Healthy Lakes Conference Highlights




Thank you to all who attended the 2019 Healthy Lakes Conference, held at the Seven Seas Restaurant in Delafield, Wisconsin!


The following links include background highlights and speaker presentations from the conference. Topics included are: an Introduction to Lake Country Lakes and Waterways (Jill Bedford, Tall Pines Conservancy); Blue Green Algae (Gina La Liberte); highlights from the Oconomowoc Watershed Protection Program (Tom Steinbach); and, WDNR Financial Grants for Rehabilitating Surface Water (Alison Mikulyuk).


Click Blue Text for Presentations:


Introduction to Lake Country Waterways

Introductions and Regional lakes overview.

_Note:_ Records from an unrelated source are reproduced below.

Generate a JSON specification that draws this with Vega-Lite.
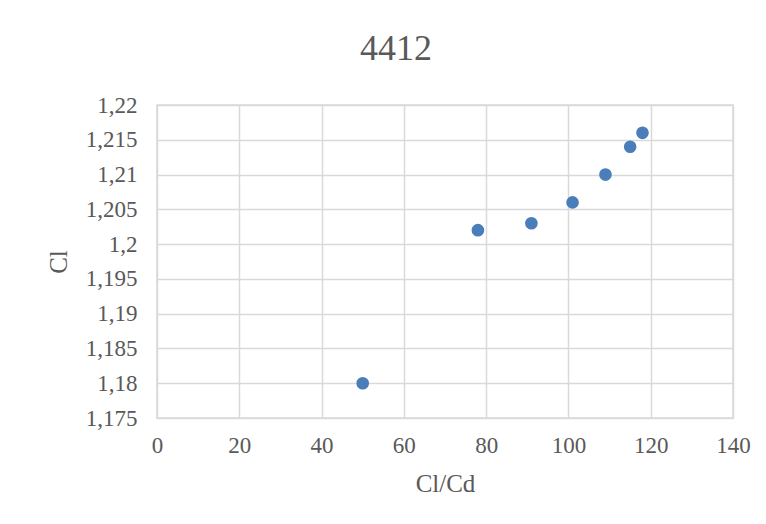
{
  "$schema": "https://vega.github.io/schema/vega-lite/v6.json",
  "autosize": {"type": "none"},
  "width": 576,
  "height": 313,
  "padding": {"left": 157, "top": 105, "right": 33, "bottom": 106},
  "background": "white",
  "title": {
    "text": "4412",
    "font": "Liberation Serif",
    "fontSize": 36,
    "fontWeight": "normal",
    "color": "#595959",
    "anchor": "middle",
    "frame": "group",
    "dx": -49,
    "offset": 26
  },
  "config": {
    "view": {"stroke": "#d9d9d9", "strokeWidth": 1.5},
    "axis": {
      "labelFont": "Liberation Serif",
      "titleFont": "Liberation Serif",
      "labelColor": "#595959",
      "titleColor": "#595959",
      "labelFontSize": 23,
      "titleFontSize": 25,
      "titleFontWeight": "normal",
      "gridColor": "#d9d9d9",
      "gridWidth": 1.5,
      "domain": false,
      "ticks": false
    }
  },
  "data": {
    "values": [
      {"ClCd": 50, "Cl": 1.18},
      {"ClCd": 78, "Cl": 1.202},
      {"ClCd": 91, "Cl": 1.203},
      {"ClCd": 101, "Cl": 1.206},
      {"ClCd": 109, "Cl": 1.21},
      {"ClCd": 115, "Cl": 1.214},
      {"ClCd": 118, "Cl": 1.216}
    ]
  },
  "mark": {"type": "point", "filled": true, "size": 160, "opacity": 1, "color": "#4a7ebb"},
  "encoding": {
    "x": {
      "field": "ClCd",
      "type": "quantitative",
      "title": "Cl/Cd",
      "scale": {"domain": [0, 140], "nice": false, "zero": false},
      "axis": {"values": [0, 20, 40, 60, 80, 100, 120, 140], "labelPadding": 16, "titlePadding": 14, "labelFlush": false}
    },
    "y": {
      "field": "Cl",
      "type": "quantitative",
      "title": "Cl",
      "scale": {"domain": [1.175, 1.22], "nice": false, "zero": false},
      "axis": {
        "values": [1.175, 1.18, 1.185, 1.19, 1.195, 1.2, 1.205, 1.21, 1.215, 1.22],
        "labelExpr": "replace(format(datum.value, '.3~f'), '.', ',')",
        "labelPadding": 20,
        "titlePadding": 14,
        "labelFlush": false
      }
    }
  }
}
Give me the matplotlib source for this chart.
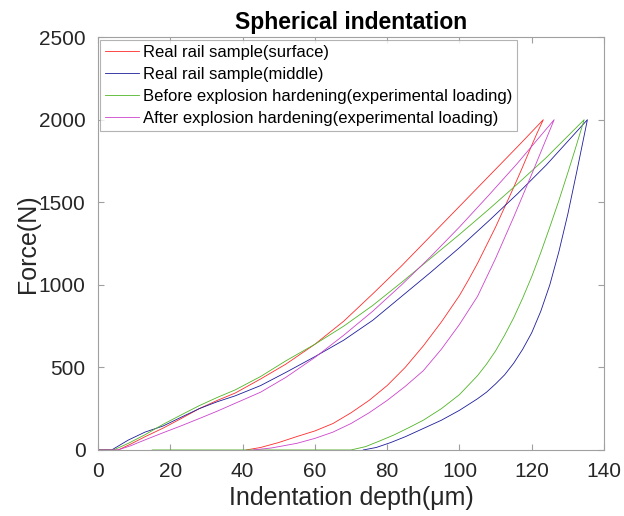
import matplotlib
matplotlib.use("Agg")
import matplotlib.pyplot as plt

# loading (x, y) and unloading (x, y) for each sample
red_load_x = [0, 5.6, 9, 13, 18, 23, 28, 33, 38, 45, 52, 60, 68, 76, 84, 92, 100, 108, 116, 123.2]
red_load_y = [0, 0, 35, 80, 132, 190, 250, 300, 345, 430, 520, 640, 780, 945, 1115, 1295, 1475, 1655, 1835, 2000]
red_unload_x = [123.2, 121.5, 120, 117.5, 115, 112.5, 110, 107.5, 105, 102.5, 100, 97.5, 95, 90, 85,
                80, 75, 70, 65, 60, 55, 50, 45, 41]
red_unload_y = [2000, 1920, 1845, 1715, 1590, 1470, 1350, 1240, 1130, 1030, 935, 855, 775, 630, 500,
                390, 300, 225, 160, 115, 81, 45, 15, 0]

blue_load_x = [0, 3.8, 8.4, 13, 18, 23, 28, 33, 38, 45, 52, 60, 68, 76, 84, 92, 100, 108, 116, 124, 135.4]
blue_load_y = [0, 0, 60, 108, 145, 198, 250, 292, 328, 390, 470, 565, 665, 785, 930, 1075, 1225, 1385, 1550, 1725, 2000]
blue_unload_x = [135.4, 134, 132.5, 130, 127.5, 125, 122.5, 120, 117.5, 115, 112.5, 110, 107.5, 105,
                 100, 95, 90, 85, 81, 77, 73.4]
blue_unload_y = [2000, 1850, 1690, 1430, 1200, 1000, 840, 710, 610, 525, 455, 400, 350, 310,
                 240, 180, 130, 80, 45, 15, 0]

green_load_x = [0, 4.3, 8.4, 13, 18, 23, 28, 33, 38, 45, 52, 60, 68, 76, 84, 92, 100, 108, 116, 124, 134.5]
green_load_y = [0, 0, 40, 92, 155, 212, 268, 318, 364, 445, 540, 640, 750, 875, 1015, 1160, 1305, 1455, 1610, 1770, 2000]
green_unload_x = [134.5, 132, 130, 127.5, 125, 122.5, 120, 117.5, 115, 112.5, 110, 107.5, 105,
                  100, 95, 90, 86, 82, 78, 74, 70, 15]
green_unload_y = [2000, 1820, 1680, 1510, 1350, 1195, 1050, 920, 800, 695, 600, 520, 450,
                  335, 250, 180, 135, 92, 55, 20, 0, 0]

mag_load_x = [0, 5.5, 9, 13, 18, 23, 28, 33, 38, 45, 52, 60, 68, 76, 84, 92, 100, 108, 116, 126.2]
mag_load_y = [0, 0, 25, 61, 104, 146, 190, 235, 283, 350, 440, 560, 695, 840, 1000, 1170, 1350, 1540, 1735, 2000]
mag_unload_x = [126.2, 123, 120, 117.5, 115, 112.5, 110, 107.5, 105, 102.5, 100, 97.5, 95, 90, 85,
                80, 75, 70, 65, 60, 55, 48, 43]
mag_unload_y = [2000, 1830, 1670, 1540, 1410, 1285, 1160, 1045, 930, 845, 760, 685, 610, 480, 385,
                300, 225, 160, 108, 70, 40, 12, 0]

labels = [
    "Real rail sample(surface)",
    "Real rail sample(middle)",
    "Before explosion hardening(experimental loading)",
    "After explosion hardening(experimental loading)",
]
colors = ["#ff2a2a", "#1c1c9c", "#4fb526", "#cc44cc"]

plt.rcParams["font.family"] = ["Liberation Sans", "DejaVu Sans"]

fig = plt.figure(figsize=(6.24, 5.16), dpi=100)
ax = fig.add_axes([0.157, 0.128, 0.811, 0.8])

series = [
    (red_load_x + red_unload_x, red_load_y + red_unload_y),
    (blue_load_x + blue_unload_x, blue_load_y + blue_unload_y),
    (green_load_x + green_unload_x, green_load_y + green_unload_y),
    (mag_load_x + mag_unload_x, mag_load_y + mag_unload_y),
]
for (xs, ys), c, lab in zip(series, colors, labels):
    ax.plot(xs, ys, color=c, linewidth=0.6, label=lab)

ax.set_xlim(0, 140)
ax.set_ylim(0, 2500)
ax.set_xticks(range(0, 141, 20))
ax.set_yticks(range(0, 2501, 500))

for s in ax.spines.values():
    s.set_color("#a0a0a0")
    s.set_linewidth(0.8)
ax.tick_params(direction="in", length=4, width=0.8, color="#a0a0a0",
               labelcolor="#262626", labelsize=15, top=True, right=True, pad=9)

ax.set_title("Spherical indentation", fontsize=16.5, fontweight="bold", pad=6)
ax.set_xlabel("Indentation depth(\u03bcm)", fontsize=18, color="#262626", labelpad=3)
ax.set_ylabel("Force(N)", fontsize=18, color="#262626", labelpad=-1)

leg = ax.legend(loc="upper left", fontsize=12, frameon=True, fancybox=False,
                handlelength=2.0, handletextpad=0.25, borderpad=0.3,
                labelspacing=0.43, borderaxespad=0.15)
leg.get_frame().set_edgecolor("#a0a0a0")
leg.get_frame().set_linewidth(0.8)

fig.savefig("out.png", dpi=100)
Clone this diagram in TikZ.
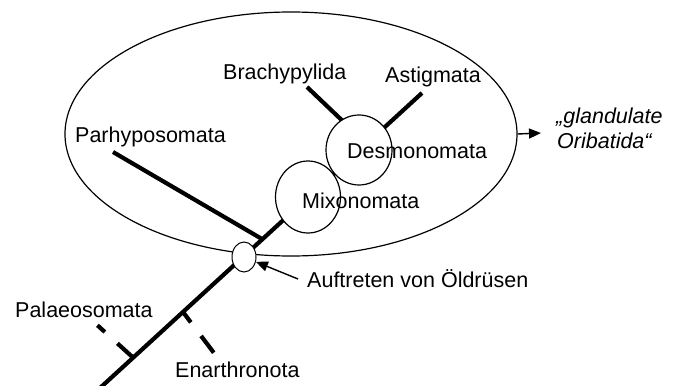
\documentclass[tikz,border=0pt]{standalone}
\usepackage{fontspec}
\setmainfont{Liberation Sans}
\usetikzlibrary{arrows.meta,shapes.geometric}
\begin{document}
\begin{tikzpicture}[x=1pt,y=-1pt,
  lbl/.style={font=\fontsize{21.5}{25}\selectfont, inner sep=0pt, anchor=base west},
  ilbl/.style={lbl, font=\fontsize{21.5}{25}\selectfont\itshape},
  branch/.style={line width=4.2pt},
  ring/.style={draw, ellipse, line width=1.2pt, fill=white, inner sep=0pt},
  tip/.style={-{Triangle[length=12pt,width=10pt]}, line width=1.4pt}]
\clip (0,0) rectangle (676,385);
% large group ellipse
\node[draw, ellipse, line width=1.2pt, minimum width=452pt, minimum height=244pt, inner sep=0pt] (group) at (291,134) {};
% trunk
\coordinate (base) at (100,388);
\coordinate (top) at (422,93);
\draw[branch] (base) -- (top);
% side branches
\coordinate (jP) at (262,239);
\coordinate (eP) at (113,152);
\draw[branch] (jP) -- (eP);
\coordinate (jPa) at (133,357.5);
\coordinate (ePa) at (96,324);
\draw[branch, dash pattern=on 21pt off 17pt on 10pt off 30pt] (jPa) -- (ePa);
\coordinate (jE) at (183,312);
\coordinate (eE) at (214,353);
\draw[branch, dash pattern=on 13pt off 17pt on 21pt off 30pt] (jE) -- (eE);
\coordinate (jB) at (350,128);
\coordinate (eB) at (307,87);
\draw[branch] (jB) -- (eB);
% circles
\node[ring, minimum width=65pt, minimum height=72pt] (mixo) at (308,197) {};
\node[ring, minimum width=66pt, minimum height=70pt] (desmo) at (359,150) {};
\node[ring, line width=1pt, minimum width=24pt, minimum height=30pt] (oel) at (244,257) {};
% labels
\node[lbl] (tMixo) at (302,208) {Mixonomata};
\node[lbl] (tDesmo) at (347,158) {Desmonomata};
\node[lbl] (tBrachy) at (223,79.5) {Brachypylida};
\node[lbl] (tAstig) at (385,83) {Astigmata};
\node[lbl] (tParhy) at (75,142) {Parhyposomata};
\node[lbl] (tPalaeo) at (15,317) {Palaeosomata};
\node[lbl] (tEnar) at (175,377) {Enarthronota};
\node[lbl] (tOel) at (307,287) {Auftreten von Öldrüsen};
\node[ilbl] (tGland1) at (556,123) {„glandulate};
\node[ilbl] (tGland2) at (557,148) {Oribatida“};
% arrows
\coordinate (gTip) at (541,133);
\draw[tip] (group.east) -- (gTip);
\coordinate (oTail) at (298,279);
\draw[tip] (oTail) -- (oel);
\end{tikzpicture}
\end{document}
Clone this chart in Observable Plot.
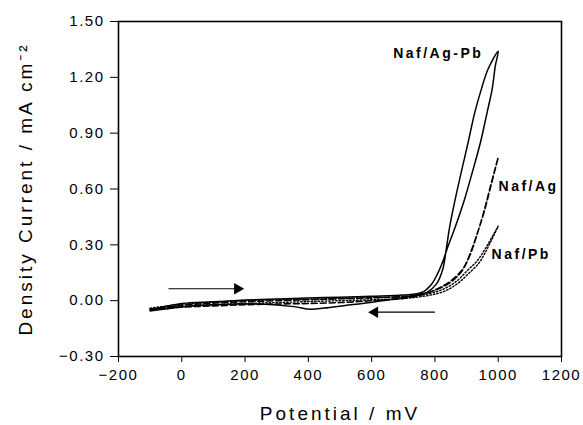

Blue Green Algae (Gina La Liberte)

Blue-green algae, also known as cyanobacteria, are in every water body in Wisconsin. Learn to identify them and how you can determine safe levels of blue-green algae in your lake.


Oconomowoc Watershed Protection Program (Tom Steinbach)

Tom discusses the many successes throughout the watershed on 1000s of acres, the tons of algae reduced by reducing phosphorus laden runoff and how we can help your lake management groups diagnose and reduce threats to water quality.


WDNR Financial Grants for Rehabilitating Surface Water (Alison Mikulyuk)

Nutrient pollution is the most widespread cause of impairment to lakes in the US, with elevated phosphorus levels estimated to occur in nearly 40% of lakes and reservoirs. Implementing agricultural and urban best practices can reduce levels of stress and impairment.  


The Department of natural resources provides financial assistance for eligible groups to help protect or rehabilitate surface water. The healthy lakes program provides up to $1,000 per project and up to $25,000 per grant that supports work to install native plantings, rain gardens, diversion and infiltration practices, and improve fish habitat by installing ‘fish sticks’. In-depth planning projects may be eligible for up to $25,000 in support, while other programs support AIS control and lake management implementation projects ranging all the way up to $200,000 for very large-scale projects. More information can be found by searching the web for “WDNR Surface Water Grants”.